(Rows from a dataset of charts and code)
┌──
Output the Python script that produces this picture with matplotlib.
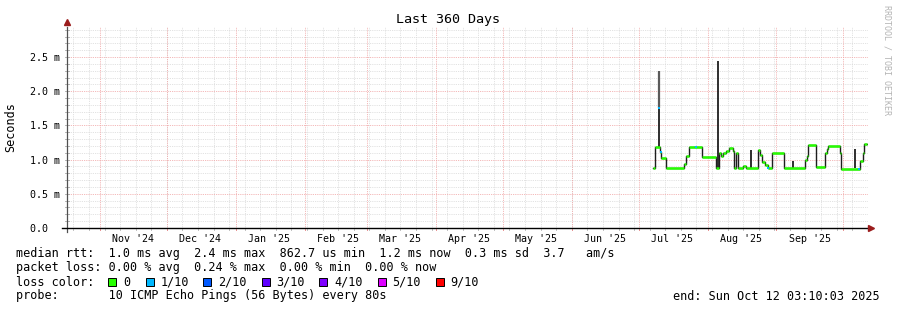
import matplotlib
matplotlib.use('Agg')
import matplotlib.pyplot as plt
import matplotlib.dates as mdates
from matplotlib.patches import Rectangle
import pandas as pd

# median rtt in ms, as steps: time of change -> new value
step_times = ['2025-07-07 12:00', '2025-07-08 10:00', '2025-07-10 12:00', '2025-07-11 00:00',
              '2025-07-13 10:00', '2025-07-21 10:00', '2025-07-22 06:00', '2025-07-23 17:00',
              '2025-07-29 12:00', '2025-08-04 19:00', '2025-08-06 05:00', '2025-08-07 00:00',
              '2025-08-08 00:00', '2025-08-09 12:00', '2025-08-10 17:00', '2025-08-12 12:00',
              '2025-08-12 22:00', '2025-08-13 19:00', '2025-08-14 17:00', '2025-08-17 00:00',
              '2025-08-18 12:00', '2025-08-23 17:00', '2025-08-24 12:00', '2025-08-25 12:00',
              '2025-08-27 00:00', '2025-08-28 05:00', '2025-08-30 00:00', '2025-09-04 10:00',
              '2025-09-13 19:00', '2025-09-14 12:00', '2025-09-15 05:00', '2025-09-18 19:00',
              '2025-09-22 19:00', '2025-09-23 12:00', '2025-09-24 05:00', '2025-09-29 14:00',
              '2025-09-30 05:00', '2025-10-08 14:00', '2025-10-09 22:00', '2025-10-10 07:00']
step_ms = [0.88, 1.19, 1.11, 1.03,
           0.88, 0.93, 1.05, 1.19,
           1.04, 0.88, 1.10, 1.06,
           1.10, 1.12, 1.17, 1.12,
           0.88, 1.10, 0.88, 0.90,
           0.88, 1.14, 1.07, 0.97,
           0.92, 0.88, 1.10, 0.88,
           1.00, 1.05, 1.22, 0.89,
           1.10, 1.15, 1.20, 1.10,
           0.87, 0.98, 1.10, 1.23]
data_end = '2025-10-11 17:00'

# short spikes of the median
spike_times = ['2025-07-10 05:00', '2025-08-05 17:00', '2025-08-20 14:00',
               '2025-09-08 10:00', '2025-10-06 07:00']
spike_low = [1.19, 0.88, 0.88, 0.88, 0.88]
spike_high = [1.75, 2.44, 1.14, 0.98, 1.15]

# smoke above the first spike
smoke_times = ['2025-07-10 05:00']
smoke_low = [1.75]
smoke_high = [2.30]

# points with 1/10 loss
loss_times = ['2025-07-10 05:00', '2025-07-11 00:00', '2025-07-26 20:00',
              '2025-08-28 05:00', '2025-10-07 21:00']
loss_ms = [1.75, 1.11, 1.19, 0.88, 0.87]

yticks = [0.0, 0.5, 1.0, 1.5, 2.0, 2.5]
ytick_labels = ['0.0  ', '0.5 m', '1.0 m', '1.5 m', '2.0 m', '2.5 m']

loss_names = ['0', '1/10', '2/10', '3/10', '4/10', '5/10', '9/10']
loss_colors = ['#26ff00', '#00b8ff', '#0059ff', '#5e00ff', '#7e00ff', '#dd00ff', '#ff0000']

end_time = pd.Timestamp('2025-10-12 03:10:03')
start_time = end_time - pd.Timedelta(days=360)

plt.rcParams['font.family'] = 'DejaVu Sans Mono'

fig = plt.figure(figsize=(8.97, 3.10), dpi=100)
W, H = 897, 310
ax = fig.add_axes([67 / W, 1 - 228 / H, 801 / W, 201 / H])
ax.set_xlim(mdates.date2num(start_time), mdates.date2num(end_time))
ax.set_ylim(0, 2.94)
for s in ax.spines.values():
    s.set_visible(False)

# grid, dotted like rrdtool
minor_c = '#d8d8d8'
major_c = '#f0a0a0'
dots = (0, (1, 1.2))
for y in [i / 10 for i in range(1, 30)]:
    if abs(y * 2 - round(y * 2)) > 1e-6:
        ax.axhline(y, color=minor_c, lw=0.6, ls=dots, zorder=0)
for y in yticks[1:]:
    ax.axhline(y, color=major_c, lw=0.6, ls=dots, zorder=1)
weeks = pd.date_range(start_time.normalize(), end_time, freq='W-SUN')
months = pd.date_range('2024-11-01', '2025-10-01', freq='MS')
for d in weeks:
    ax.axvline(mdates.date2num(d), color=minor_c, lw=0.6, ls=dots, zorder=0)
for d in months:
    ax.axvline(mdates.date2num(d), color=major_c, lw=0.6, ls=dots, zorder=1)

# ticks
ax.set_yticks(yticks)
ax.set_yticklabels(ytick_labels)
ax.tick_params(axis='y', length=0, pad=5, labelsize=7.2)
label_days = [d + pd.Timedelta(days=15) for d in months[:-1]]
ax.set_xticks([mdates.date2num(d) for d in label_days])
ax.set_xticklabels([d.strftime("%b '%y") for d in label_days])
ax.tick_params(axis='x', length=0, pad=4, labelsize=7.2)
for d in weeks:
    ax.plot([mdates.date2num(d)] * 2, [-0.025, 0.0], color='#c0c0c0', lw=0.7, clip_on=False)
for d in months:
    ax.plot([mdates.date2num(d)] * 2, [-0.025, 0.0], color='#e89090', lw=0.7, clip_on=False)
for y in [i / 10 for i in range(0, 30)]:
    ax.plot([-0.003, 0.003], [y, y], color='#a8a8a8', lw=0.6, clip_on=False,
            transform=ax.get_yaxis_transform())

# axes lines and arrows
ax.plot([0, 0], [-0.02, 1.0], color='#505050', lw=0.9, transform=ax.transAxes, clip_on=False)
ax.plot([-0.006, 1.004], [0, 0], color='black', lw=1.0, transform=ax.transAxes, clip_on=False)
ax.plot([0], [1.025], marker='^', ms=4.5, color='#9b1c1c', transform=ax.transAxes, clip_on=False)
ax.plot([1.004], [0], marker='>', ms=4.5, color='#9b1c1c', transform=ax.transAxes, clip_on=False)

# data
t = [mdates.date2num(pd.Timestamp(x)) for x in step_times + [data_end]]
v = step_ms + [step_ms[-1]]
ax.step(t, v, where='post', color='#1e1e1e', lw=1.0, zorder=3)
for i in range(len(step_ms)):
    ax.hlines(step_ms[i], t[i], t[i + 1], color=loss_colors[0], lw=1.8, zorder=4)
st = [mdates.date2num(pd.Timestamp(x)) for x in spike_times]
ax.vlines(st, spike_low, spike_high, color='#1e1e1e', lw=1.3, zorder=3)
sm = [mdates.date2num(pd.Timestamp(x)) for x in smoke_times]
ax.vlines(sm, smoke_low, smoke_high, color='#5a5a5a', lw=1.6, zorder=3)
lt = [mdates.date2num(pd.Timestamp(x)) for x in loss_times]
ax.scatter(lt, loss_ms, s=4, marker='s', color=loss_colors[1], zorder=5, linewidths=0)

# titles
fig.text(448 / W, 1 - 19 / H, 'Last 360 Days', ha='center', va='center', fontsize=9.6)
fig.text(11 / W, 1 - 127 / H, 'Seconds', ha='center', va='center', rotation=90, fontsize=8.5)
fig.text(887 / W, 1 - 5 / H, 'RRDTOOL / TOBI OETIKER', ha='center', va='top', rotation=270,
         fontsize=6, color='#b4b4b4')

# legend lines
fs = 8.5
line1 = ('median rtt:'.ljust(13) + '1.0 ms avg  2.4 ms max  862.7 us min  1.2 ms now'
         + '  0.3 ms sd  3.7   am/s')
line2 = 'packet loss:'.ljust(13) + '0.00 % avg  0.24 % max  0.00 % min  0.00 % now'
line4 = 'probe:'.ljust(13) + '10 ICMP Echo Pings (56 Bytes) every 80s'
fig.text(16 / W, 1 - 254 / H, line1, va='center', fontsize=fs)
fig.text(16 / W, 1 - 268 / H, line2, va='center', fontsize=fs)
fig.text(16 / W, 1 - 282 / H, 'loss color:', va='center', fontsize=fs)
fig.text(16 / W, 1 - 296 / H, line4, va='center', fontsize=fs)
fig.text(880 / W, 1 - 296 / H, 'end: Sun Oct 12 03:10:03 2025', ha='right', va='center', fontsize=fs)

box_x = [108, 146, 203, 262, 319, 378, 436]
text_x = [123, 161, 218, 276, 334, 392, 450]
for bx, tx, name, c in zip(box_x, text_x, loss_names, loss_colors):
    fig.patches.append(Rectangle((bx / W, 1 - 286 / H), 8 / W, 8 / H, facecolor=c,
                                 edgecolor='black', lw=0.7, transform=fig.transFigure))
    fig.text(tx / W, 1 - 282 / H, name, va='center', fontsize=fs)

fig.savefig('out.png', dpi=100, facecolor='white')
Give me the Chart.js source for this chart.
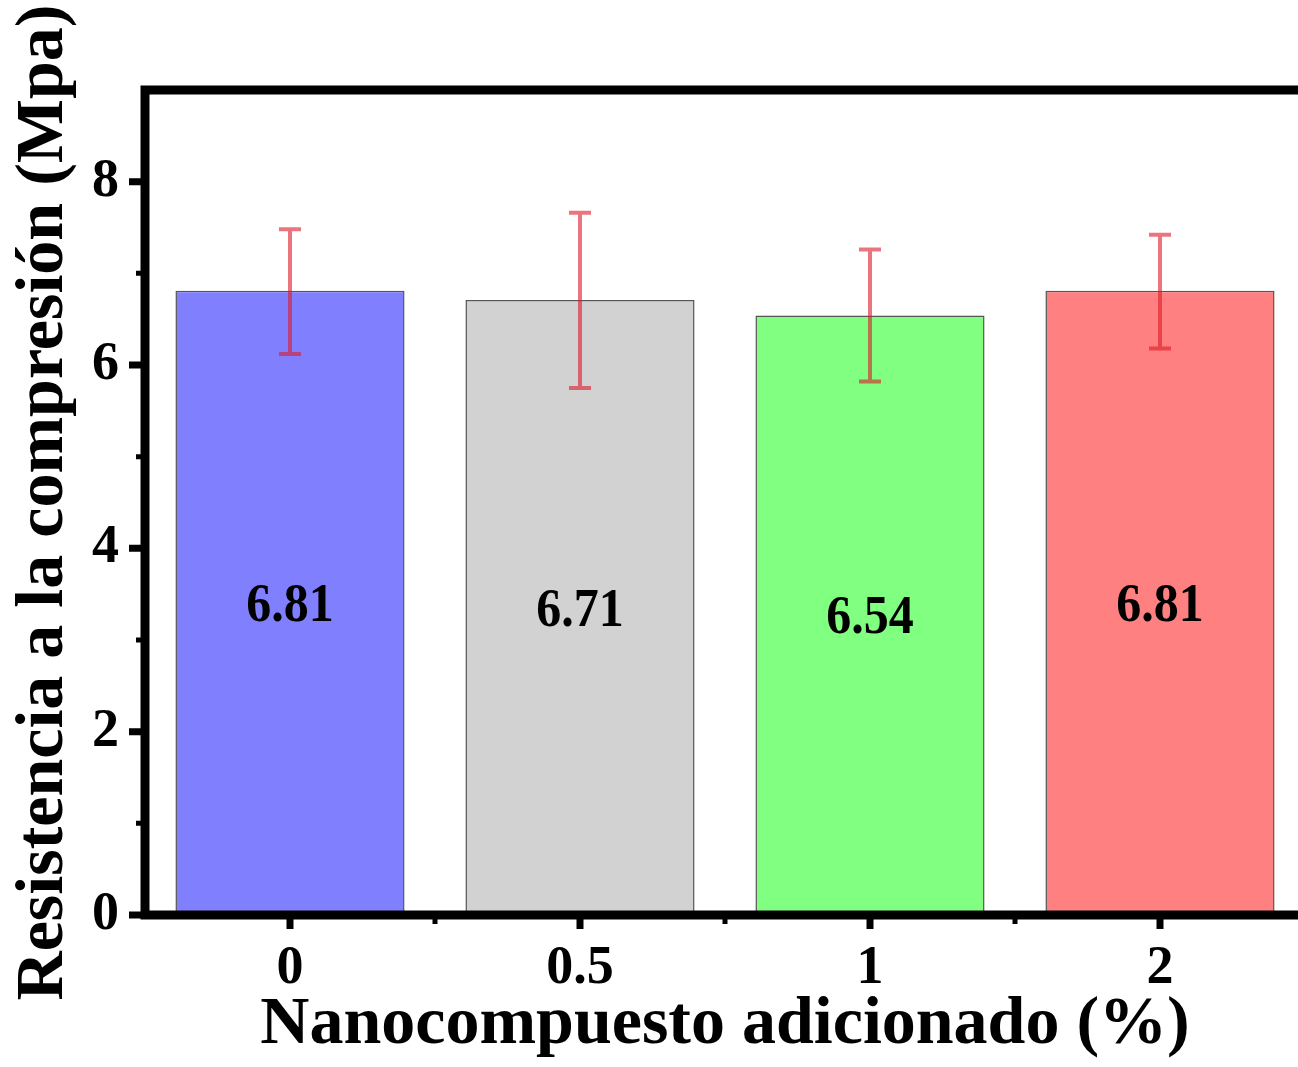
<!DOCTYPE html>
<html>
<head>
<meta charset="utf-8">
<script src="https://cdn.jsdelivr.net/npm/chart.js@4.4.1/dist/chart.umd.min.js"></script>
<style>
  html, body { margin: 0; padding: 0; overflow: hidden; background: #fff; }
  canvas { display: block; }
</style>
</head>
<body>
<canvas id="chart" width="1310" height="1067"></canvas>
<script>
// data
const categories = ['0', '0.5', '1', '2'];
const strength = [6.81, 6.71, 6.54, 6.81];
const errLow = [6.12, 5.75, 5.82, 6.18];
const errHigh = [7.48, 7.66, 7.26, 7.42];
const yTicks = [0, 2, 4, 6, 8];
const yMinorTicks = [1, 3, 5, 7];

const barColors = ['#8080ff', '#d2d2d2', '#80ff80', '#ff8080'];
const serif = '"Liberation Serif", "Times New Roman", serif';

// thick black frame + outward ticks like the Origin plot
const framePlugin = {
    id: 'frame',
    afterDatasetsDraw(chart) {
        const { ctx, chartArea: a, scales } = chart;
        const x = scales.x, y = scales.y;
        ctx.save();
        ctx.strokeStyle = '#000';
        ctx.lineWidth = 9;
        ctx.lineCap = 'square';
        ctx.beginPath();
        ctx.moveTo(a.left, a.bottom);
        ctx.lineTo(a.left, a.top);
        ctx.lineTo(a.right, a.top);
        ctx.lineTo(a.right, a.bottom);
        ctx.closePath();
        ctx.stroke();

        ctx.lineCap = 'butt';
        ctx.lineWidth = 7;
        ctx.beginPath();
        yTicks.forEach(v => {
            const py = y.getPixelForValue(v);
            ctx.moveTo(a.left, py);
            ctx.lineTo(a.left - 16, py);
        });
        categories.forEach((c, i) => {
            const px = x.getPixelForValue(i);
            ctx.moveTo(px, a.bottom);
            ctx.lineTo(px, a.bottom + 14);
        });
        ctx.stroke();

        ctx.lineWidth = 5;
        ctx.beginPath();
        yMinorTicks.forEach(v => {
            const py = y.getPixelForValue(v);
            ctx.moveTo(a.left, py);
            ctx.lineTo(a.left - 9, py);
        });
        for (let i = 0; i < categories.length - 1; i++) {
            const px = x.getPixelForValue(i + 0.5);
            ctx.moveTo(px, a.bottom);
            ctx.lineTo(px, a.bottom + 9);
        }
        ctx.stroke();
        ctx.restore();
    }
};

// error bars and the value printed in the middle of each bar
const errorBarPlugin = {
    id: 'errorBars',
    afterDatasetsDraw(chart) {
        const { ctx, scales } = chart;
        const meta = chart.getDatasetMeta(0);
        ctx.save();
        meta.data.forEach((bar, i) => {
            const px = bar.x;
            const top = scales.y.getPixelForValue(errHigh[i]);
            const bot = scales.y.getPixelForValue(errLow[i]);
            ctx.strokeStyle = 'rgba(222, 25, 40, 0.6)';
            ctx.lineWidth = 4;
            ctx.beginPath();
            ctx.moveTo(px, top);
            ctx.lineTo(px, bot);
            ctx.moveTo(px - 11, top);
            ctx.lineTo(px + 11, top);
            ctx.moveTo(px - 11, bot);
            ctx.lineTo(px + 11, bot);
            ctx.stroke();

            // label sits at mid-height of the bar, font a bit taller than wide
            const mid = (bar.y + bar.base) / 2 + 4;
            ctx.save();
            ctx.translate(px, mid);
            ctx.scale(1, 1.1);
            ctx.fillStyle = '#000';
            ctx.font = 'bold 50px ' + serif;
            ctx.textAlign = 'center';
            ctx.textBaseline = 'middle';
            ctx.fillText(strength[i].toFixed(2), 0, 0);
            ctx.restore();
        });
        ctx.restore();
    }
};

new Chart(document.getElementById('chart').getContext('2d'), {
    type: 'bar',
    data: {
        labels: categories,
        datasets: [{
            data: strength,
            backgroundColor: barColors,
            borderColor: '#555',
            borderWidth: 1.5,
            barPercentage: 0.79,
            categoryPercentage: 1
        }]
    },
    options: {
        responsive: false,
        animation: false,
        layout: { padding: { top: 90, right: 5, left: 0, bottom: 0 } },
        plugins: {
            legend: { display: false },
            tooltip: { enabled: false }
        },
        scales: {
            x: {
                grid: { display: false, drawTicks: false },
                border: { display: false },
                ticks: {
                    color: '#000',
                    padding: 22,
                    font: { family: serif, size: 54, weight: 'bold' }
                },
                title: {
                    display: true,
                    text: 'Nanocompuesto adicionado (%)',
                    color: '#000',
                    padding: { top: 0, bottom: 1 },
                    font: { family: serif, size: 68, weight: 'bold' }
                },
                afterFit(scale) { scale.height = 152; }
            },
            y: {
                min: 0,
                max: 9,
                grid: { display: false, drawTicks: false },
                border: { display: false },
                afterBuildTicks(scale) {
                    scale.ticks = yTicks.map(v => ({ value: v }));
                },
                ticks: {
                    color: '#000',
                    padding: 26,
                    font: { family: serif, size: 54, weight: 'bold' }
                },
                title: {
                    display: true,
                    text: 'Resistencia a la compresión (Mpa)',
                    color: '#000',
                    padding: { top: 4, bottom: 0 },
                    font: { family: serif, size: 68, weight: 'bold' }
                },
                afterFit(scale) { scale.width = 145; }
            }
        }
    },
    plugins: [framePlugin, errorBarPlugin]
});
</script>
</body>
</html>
└──
**Task statement:**
Leave out the pictures and restate, word for word, the lines from the top of the data through the line containing "import pandas as pd", both included.

**Solution for this exercise:**
Output the Python script that produces this picture with matplotlib.
import matplotlib
matplotlib.use('Agg')
import matplotlib.pyplot as plt
import matplotlib.dates as mdates
from matplotlib.patches import Rectangle
import pandas as pd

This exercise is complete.